Prieres des Juifs, (Critique sacrée.) Les prieres des Juifs forment avec la lecture de l’Ecriture & l’explication de la loi, le service de la synagogue. Ils ont dans leurs liturgies dix-huit prieres principales, qu’ils prétendent avoir été composées & établies par Esdras, & par la grande synagogue. Rabbi Gamaliel, d’autres disent Rabbi Samuel le Petit, un de ses éleves, en fit une dix-neuvieme contre les Chrétiens, un peu avant la ruine de Jérusalem ; mais pour les dix-huit autres prieres, il est certain qu’elles sont d’une grande antiquité ; car la misna en parle comme d’un formulaire fort ancien. On les trouvera recueillies dans l’excellente histoire des Juifs de M. Prideaux, I. part. liv. VI.

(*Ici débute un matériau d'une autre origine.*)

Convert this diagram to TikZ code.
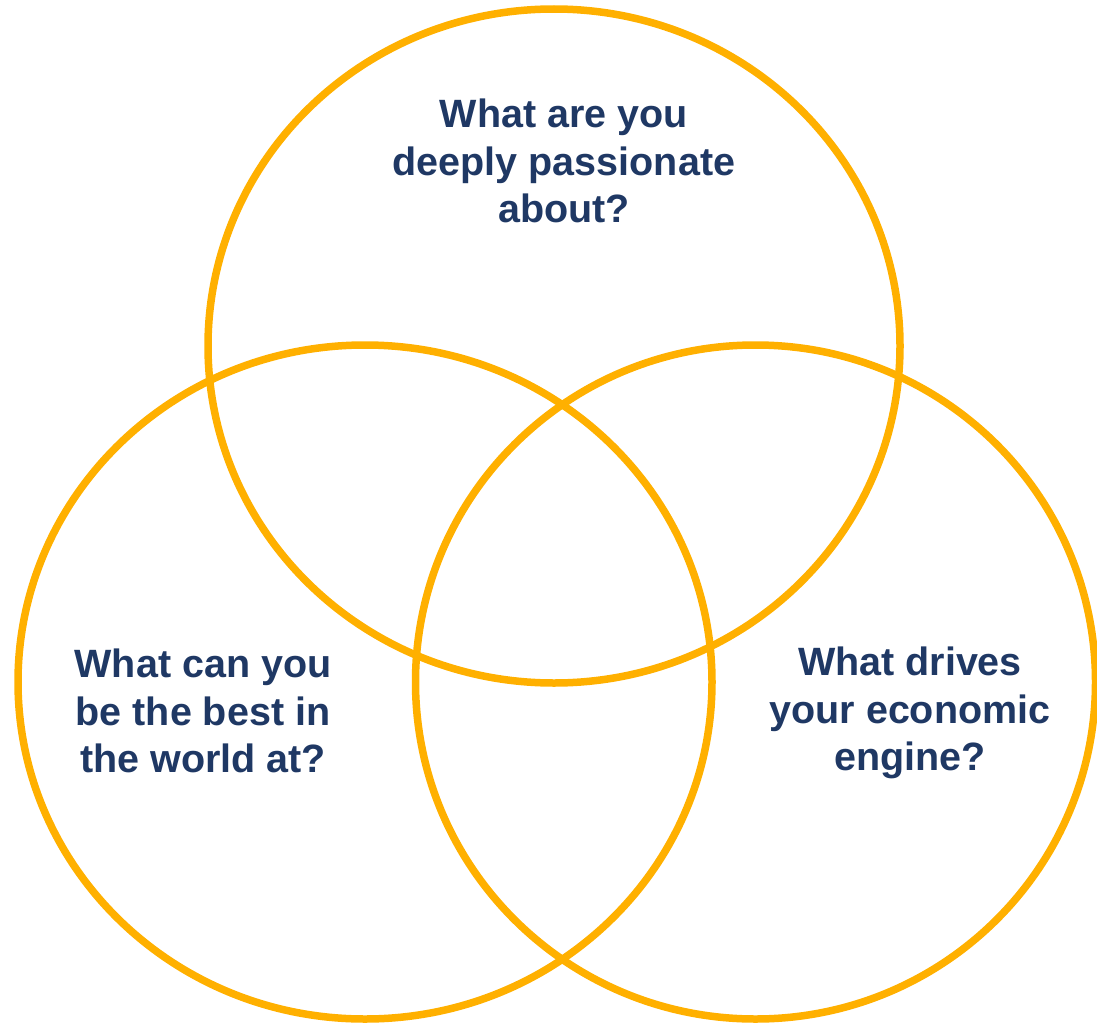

Il est vrai que quelques-unes de ces prieres paroissent n’avoir été composées que depuis la destruction de Jérusalem, à laquelle il semble qu’elles font une allusion visible, sur-tout la 10, la 11, la 14 & la 17. Mais il n’est pourtant point impossible que ces traits ne regardent quelque autre calamité, car la nation en a essuyé de très-grandes. Après tout, on ne sauroit douter que la plûpart de ces dix-huit prieres ne fussent en usage du tems de Notre-Seigneur, & qu’il ne les ait offertes à Dieu conjointement avec le reste de l’assemblée, quand il se trouvoit dans la synagogue, comme il ne manquoit pas de s’y rendre au-moins tous les jours du sabat. Il connoissoit mieux que personne la sécheresse & l’imperfection de ces prieres, cependant il n’en critiqua point la forme, & se contenta de donner lui-même à ses disciples un autre modele plus parfait.

Mais les Juifs entêtés de l’excellence de leur formulaire, l’ont toujours conservé, ordonnant à toutes les personnes parvenues à l’âge de discernement, sans distinction de sexe ni de condition, d’offrir un certain nombre de ces dix-neuf prieres à Dieu le matin, vers le midi, & sur le soir. Tous les jours d’assemblée on les lit solemnellement dans leurs synagogues ; elles sont dans leur office comme l’oraison dominicale est dans les liturgies chrétiennes, c’est-à-dire comme la base & le fondement de tout le reste ; car ils ont encore plusieurs autres prieres qui se lisent avant, entre, après celles-ci, ce qui rend leur service fort long. Notre-Seigneur les reprit autrefois de cette longueur déja excessive de son tems. Matthieu, xxiij. 14. Marc, xij. 14. Luc, xx. 27. Cependant loin de se corriger, les additions qu’ils ont faites depuis à leurs liturgies, ont encore augmenté ce défaut. (D. J.)